Lifestore Bank (Lifestore) lent the Mingo Tribal Preservation Trust (Mingo) two loans. The first was made in February 12, 2007, in the amount of $2,450,000.00 (Tuscarora Note) and secured by a deed of trust encumbering the Tuscarora Ranch in Wilkes County, North Carolina. The second loan was made on February 8, 2008, in the amount of $1,800,000.00 (“EAC Note”), and was secured by a 2006 promissory note between Mingo and Pitchfork Basin, f/k/a EAC. The 2006 promissory note collateral was in turn secured by a deed of trust between EAC and Mingo. On December 1, 2010, Lifestore filed for foreclosure due to Mingo’s default under both the Tuscarora Note and the EAC Note. The clerk of court entered orders permitting both foreclosures to proceed, but after a series of appeals Lifestore dismissed its foreclosure of the EAC Note collateral on October 7, 2011, and Lifestore dismissed its foreclosure of the Tuscarora Note collateral on October 10, 2011. On December 7, 2011, Lifestore again filed to foreclose its collateral for both notes. The clerk of court again entered orders permitting both foreclosures to proceed, but after a series of appeals Lifestore dismissed its second foreclosures of both the EAC Note collateral and the Tuscarora Note collateral on July 13, 2012. On June 6, 2012, Lifestore filed a complaint against Tuscarora, EAC and Mingo for judgment on the notes and judicial foreclosure of the real property collateral. At issue in this case was whether the Two Dismissal Rule prevented Lifestore from filing this third attempt at foreclosing on the collateral through judgment on the notes and judicial foreclosure, rather than by a power of sale foreclosure.

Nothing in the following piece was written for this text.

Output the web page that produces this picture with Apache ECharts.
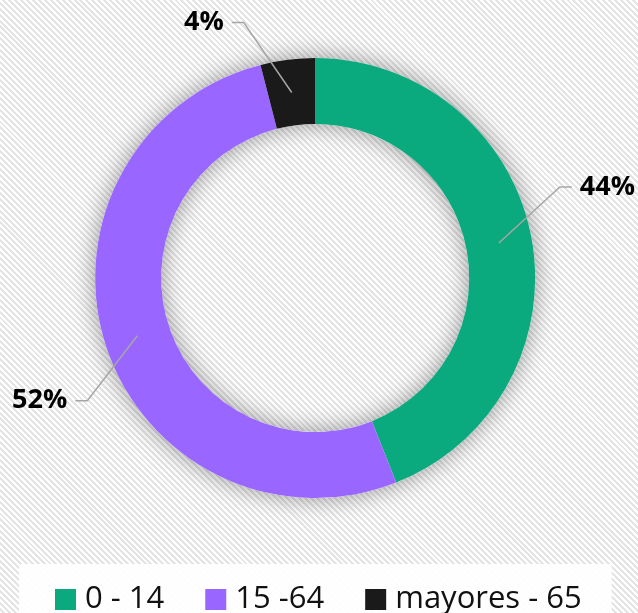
<!DOCTYPE html>
<html>
<head>
<meta charset="utf-8">
<script src="https://cdn.jsdelivr.net/npm/echarts@6/dist/echarts.min.js"></script>
<style>
  html, body { margin: 0; padding: 0; }
  #chart {
    width: 638px;
    height: 613px;
    background: repeating-linear-gradient(45deg, #ffffff 0px, #ffffff 2.1px, #e4e4e4 2.1px, #e4e4e4 4.2px);
  }
</style>
</head>
<body>
<div id="chart"></div>
<script>
// Age groups and their share of the population (%)
const categories = ['0 - 14', '15 -64', 'mayores - 65'];
const shares = [44, 52, 4];
const sliceColors = ['#0aa97e', '#9966ff', '#1a1a1a'];

// Elbow of each leader line, relative to where it leaves the ring (px)
const elbowOffsets = [[61, -56], [-50, 65], [-48, -70]];

const center = ['49.4%', '45.35%'];
const ringRadius = [154, 220];

const chart = echarts.init(document.getElementById('chart'), null, { renderer: 'canvas' });

chart.setOption({
  backgroundColor: 'transparent',
  animation: false,
  legend: {
    data: categories,
    left: 19,
    top: 564,
    padding: [20, 30, 14, 36],
    backgroundColor: 'rgba(255,255,255,0.93)',
    icon: 'rect',
    itemWidth: 21,
    itemHeight: 21,
    itemGap: 41,
    selectedMode: false,
    textStyle: {
      fontFamily: 'Open Sans',
      fontSize: 31,
      color: '#111111',
      lineHeight: 21,
      padding: [0, 0, 0, 4]
    }
  },
  series: [
    {
      // soft drop shadow under the ring
      type: 'pie',
      silent: true,
      z: 1,
      center: center,
      radius: ringRadius,
      label: { show: false },
      labelLine: { show: false },
      itemStyle: {
        color: '#ffffff',
        shadowBlur: 24,
        shadowColor: 'rgba(0,0,0,0.4)'
      },
      data: [{ value: 1, name: 'ring' }]
    },
    {
      type: 'pie',
      silent: true,
      z: 2,
      center: center,
      radius: ringRadius,
      startAngle: 90,
      clockwise: true,
      label: { show: false },
      labelLine: { show: false },
      data: categories.map((name, i) => ({
        name: name,
        value: shares[i],
        itemStyle: { color: sliceColors[i] }
      }))
    },
    {
      // percentage labels with leader lines starting inside the ring
      type: 'pie',
      silent: true,
      z: 5,
      center: center,
      radius: [0, 187],
      startAngle: 90,
      clockwise: true,
      avoidLabelOverlap: false,
      itemStyle: { color: 'transparent' },
      label: {
        show: true,
        position: 'outside',
        formatter: '{d}%',
        fontFamily: 'Open Sans',
        fontWeight: 'bold',
        fontSize: 27,
        color: '#000000'
      },
      labelLine: {
        show: true,
        length: 20,
        length2: 10,
        lineStyle: { color: '#a6a6a6', width: 1.5 }
      },
      labelLayout: function (p) {
        const pts = p.labelLinePoints;
        if (!pts) return {};
        const s = pts[0];
        const off = elbowOffsets[p.dataIndex];
        const dir = off[0] >= 0 ? 1 : -1;
        const e = [s[0] + off[0], s[1] + off[1]];
        const t = [e[0] + dir * 12, e[1]];
        return {
          x: t[0] + dir * 8,
          y: t[1],
          align: dir > 0 ? 'left' : 'right',
          verticalAlign: 'middle',
          labelLinePoints: [s, e, t]
        };
      },
      data: categories.map((name, i) => ({ name: name, value: shares[i] }))
    }
  ]
});
</script>
</body>
</html>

First the court analyzed this matter by stating that the North Carolina Rules of Civil Procedure applied to power of sale foreclosures, and this included the Two Dismissal Rule. Next the court stated that the two dismissal rule has two elements: (1) the plaintiff must have filed two notices to dismiss under Rule 41(a)(1); and (2) the second action must have been based on or included the same claim as the first action. As a result, the Two Dismissal Rule would prevent Lifestore from filing a third power of sale foreclosure for the same loans and collateral. As stated above, however, Lifestore’s third action was not to attempt to foreclose on the collateral by power of sale foreclosure, but rather through a full blown civil action seeking a judgment and judicial foreclosure of the collateral. The court ruled that because power of sale foreclosure proceedings in North Carolina are limited in jurisdiction and scope, and the civil action for judgment on the notes and judicial foreclosure would be a full blown judicial proceeding, the third attempt to foreclosure on the collateral through a civil action constituted a set of claims separate from the prior power of sale foreclosure proceedings, and therefore not barred by the Two Dismissal Rule.

While the Lifestore Bank v. Mingo decision confirms that the Two Dismissal Rule applies to power of sale foreclosures, it does not overturn other precedent in North Carolina stating that each default under an agreement is treated as a separate claim under Rule 41. See, e.g. Centura Bank v. Hawkins, 159 N.C. App. 456 (2003). This means that if a borrower defaults, the secured lender initiates foreclosure, the borrower reinstates the loan, the borrower defaults again, and the secured lender again initiates foreclosure based on the second default, the foreclosure prior to the reinstatement would not count towards the Two Dismissal Rule if the later foreclosure is dismissed. Additionally, the Two Dismissal Rule does not apply if the parties all stipulate that the case should be dismissed.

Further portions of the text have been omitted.